Fidélisation client ou fidélisation collaborateur: même combat!
Fort heureusement, depuis quelques années, les pratiques managériales mises en oeuvre dans les centres de contacts ont considérablement évolué. Aujourd'hui, en effet, les RH sont au coeur du process de développement et d'amélioration des performances des centres de contacts. Car, on le sait, le travail d'un collaborateur motivé est de meilleure qualité et plus abondant. Et, par ricochet, un client mieux servi sera plus satisfait, plus attaché à l'entreprise et donc motivé pour consommer davantage. L'adage «Des collaborateurs heureux font des clients heureux» n'est pas qu'une vue de l'esprit. De plus en plus de managers de centres de contacts s'inspirent des méthodes marketing pour définir leur politique de gestion des ressources humaines, en s'appuyant sur la même stratégie de fidélisation.

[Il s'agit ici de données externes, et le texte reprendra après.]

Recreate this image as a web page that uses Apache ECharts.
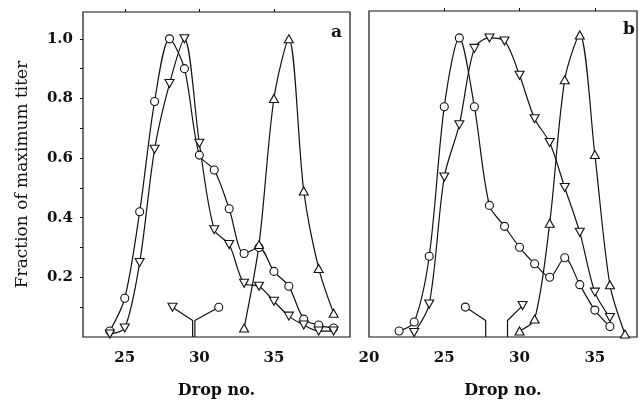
<!DOCTYPE html>
<html>
<head>
<meta charset="utf-8">
<title>Drop no.</title>
<script src="https://cdn.jsdelivr.net/npm/echarts@6/dist/echarts.min.js"></script>
<style>
  html, body { margin: 0; padding: 0; background: #fff; }
  #main { width: 639px; height: 404px; }
</style>
</head>
<body>
<div id="main"></div>
<script>
// panel a
const dropsA = [24, 25, 26, 27, 28, 29, 30, 31, 32, 33, 34, 35, 36, 37, 38, 39]
const aCircle = [0.02, 0.13, 0.42, 0.79, 1.0, 0.90, 0.61, 0.56, 0.43, 0.28, 0.30, 0.22, 0.17, 0.06, 0.04, 0.03]
const aDown = [0.01, 0.03, 0.25, 0.63, 0.85, 1.0, 0.65, 0.36, 0.31, 0.18, 0.17, 0.12, 0.07, 0.04, 0.02, 0.02]
const dropsAUp = [33, 34, 35, 36, 37, 38, 39]
const aUp = [0.03, 0.31, 0.80, 1.0, 0.49, 0.23, 0.08]

// panel b
const dropsB = [22, 23, 24, 25, 26, 27, 28, 29, 30, 31, 32, 33, 34, 35, 36]
const bCircle = [0.02, 0.05, 0.27, 0.77, 1.0, 0.77, 0.44, 0.37, 0.30, 0.245, 0.20, 0.265, 0.175, 0.09, 0.035]
const dropsBDown = [23, 24, 25, 26, 27, 28, 29, 30, 31, 32, 33, 34, 35, 36]
const bDown = [0.015, 0.11, 0.535, 0.71, 0.965, 1.0, 0.99, 0.875, 0.73, 0.65, 0.50, 0.35, 0.15, 0.065]
const dropsBUp = [30, 31, 32, 33, 34, 35, 36, 37]
const bUp = [0.02, 0.06, 0.38, 0.86, 1.01, 0.61, 0.175, 0.01]

// peak position marks near the bottom axis (marker, elbow, foot)
const aMarkDown = [[28.2, 0.10], [29.55, 0.055], [29.55, 0]]
const aMarkCircle = [[31.3, 0.10], [29.7, 0.055], [29.7, 0]]
const bMarkCircle = [[26.4, 0.10], [27.75, 0.055], [27.75, 0]]
const bMarkDown = [[30.2, 0.105], [29.2, 0.055], [29.2, 0]]

const xTicks = [20, 25, 30, 35]
const yTicks = [0.2, 0.4, 0.6, 0.8, 1.0]
const yMinor = [0.1, 0.2, 0.3, 0.4, 0.5, 0.6, 0.7, 0.8, 0.9, 1.0]

const ink = '#111'
const font = 'DejaVu Serif'

function pairs(xs, ys) {
    return xs.map((x, i) => [x, ys[i]])
}

const circleStyle = {
    symbol: 'circle', symbolSize: 8, symbolRotate: 0
}
const downStyle = {
    symbol: 'triangle', symbolSize: [9, 8], symbolRotate: 180
}
const upStyle = {
    symbol: 'triangle', symbolSize: [9, 8], symbolRotate: 0
}

function curve(idx, data, mark) {
    return Object.assign({
        type: 'line',
        xAxisIndex: idx,
        yAxisIndex: idx,
        data: data,
        smooth: 0.3,
        showSymbol: true,
        lineStyle: { color: ink, width: 1.2 },
        itemStyle: { color: '#fff', borderColor: ink, borderWidth: 1.1 },
        z: 3
    }, mark)
}

// only the first point of a peak mark carries a symbol
function peakMark(idx, data, mark) {
    const s = curve(idx, data, mark)
    s.smooth = false
    s.symbolSize = (v, p) => p.dataIndex === 0 ? mark.symbolSize : 0
    return s
}

function bottomAxis(idx, min, max, labels) {
    return {
        type: 'value', gridIndex: idx, position: 'bottom',
        min: min, max: max,
        splitLine: { show: false },
        axisLine: { show: false },
        axisTick: { show: false },
        axisLabel: {
            customValues: labels, margin: 14,
            color: ink, fontFamily: font, fontWeight: 'bold', fontSize: 15
        },
        name: 'Drop no.', nameLocation: 'middle', nameGap: 46,
        nameTextStyle: { color: ink, fontFamily: font, fontWeight: 'bold', fontSize: 16 }
    }
}

function topAxis(idx, min, max) {
    return {
        type: 'value', gridIndex: idx, position: 'top',
        min: min, max: max,
        splitLine: { show: false },
        axisLine: { show: false },
        axisLabel: { show: false },
        axisTick: { show: true, customValues: [25, 30, 35], length: 3, lineStyle: { color: ink } }
    }
}

const chart = echarts.init(document.getElementById('main'), null, { renderer: 'canvas' })

var option = {
    animation: false,
    backgroundColor: '#fff',
    title: [
        { text: 'a', left: 326, top: 19, textStyle: { color: ink, fontFamily: font, fontWeight: 'bold', fontSize: 17 } },
        { text: 'b', left: 618, top: 16, textStyle: { color: ink, fontFamily: font, fontWeight: 'bold', fontSize: 17 } }
    ],
    grid: [
        { left: 83, top: 12, width: 267, height: 327, show: true, borderColor: ink, borderWidth: 1.2, backgroundColor: 'transparent' },
        { left: 369, top: 11, width: 268, height: 328, show: true, borderColor: ink, borderWidth: 1.2, backgroundColor: 'transparent' }
    ],
    xAxis: [
        bottomAxis(0, 22.2, 40.1, [25, 30, 35]),
        bottomAxis(1, 20, 37.8, xTicks),
        Object.assign(topAxis(0, 22.2, 40.1), { gridIndex: 0 }),
        Object.assign(topAxis(1, 20, 37.8), { gridIndex: 1 })
    ],
    yAxis: [
        {
            type: 'value', gridIndex: 0, min: 0, max: 1.09,
            splitLine: { show: false },
            axisLine: { show: false },
            axisTick: { show: true, inside: false, length: 3, customValues: yMinor, lineStyle: { color: ink } },
            axisLabel: {
                customValues: yTicks, margin: 10,
                formatter: v => v.toFixed(1),
                color: ink, fontFamily: font, fontWeight: 'bold', fontSize: 15
            },
            name: 'Fraction of maximum titer', nameLocation: 'middle', nameGap: 52,
            nameTextStyle: { color: ink, fontFamily: font, fontSize: 17 }
        },
        {
            type: 'value', gridIndex: 1, min: 0, max: 1.09,
            splitLine: { show: false },
            axisLine: { show: false },
            axisTick: { show: false },
            axisLabel: { show: false }
        }
    ],
    series: [
        curve(0, pairs(dropsA, aCircle), circleStyle),
        curve(0, pairs(dropsA, aDown), downStyle),
        curve(0, pairs(dropsAUp, aUp), upStyle),
        peakMark(0, aMarkDown, downStyle),
        peakMark(0, aMarkCircle, circleStyle),

        curve(1, pairs(dropsB, bCircle), circleStyle),
        curve(1, pairs(dropsBDown, bDown), downStyle),
        curve(1, pairs(dropsBUp, bUp), upStyle),
        peakMark(1, bMarkCircle, circleStyle),
        peakMark(1, bMarkDown, downStyle)
    ]
}

chart.setOption(option)
</script>
</body>
</html>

La voix du collaborateur vaut bien celle du client
Si les managers de centres de contacts utilisent les mêmes leviers de motivation et de fidélisation que le marketing, on observe également des pratiques identiques concernant la mesure du niveau de satisfaction. De fait, il devient courant que les collaborateurs soient régulièrement interrogés (au moins une fois par an) sur leur niveau de satisfaction par rapport à leur fonction et les conditions dans lesquelles ils l'exercent. Ainsi, sont passés au crible ambiance et conditions de travail, politique salariale, qualité des relations entre les collaborateurs et leur hiérarchie, mode de communication interne..., autant de facteurs ayant un impact fort sur le niveau de satisfaction des collaborateurs. De même, les managers de centres de contacts vont emprunter les diverses méthodes marketing (études de marché, focus group, etc.) pour recueillir attentes et suggestions de leurs collaborateurs sur l'ensemble des éléments contribuant au bien-être de chacun dans l'exercice de sa fonction.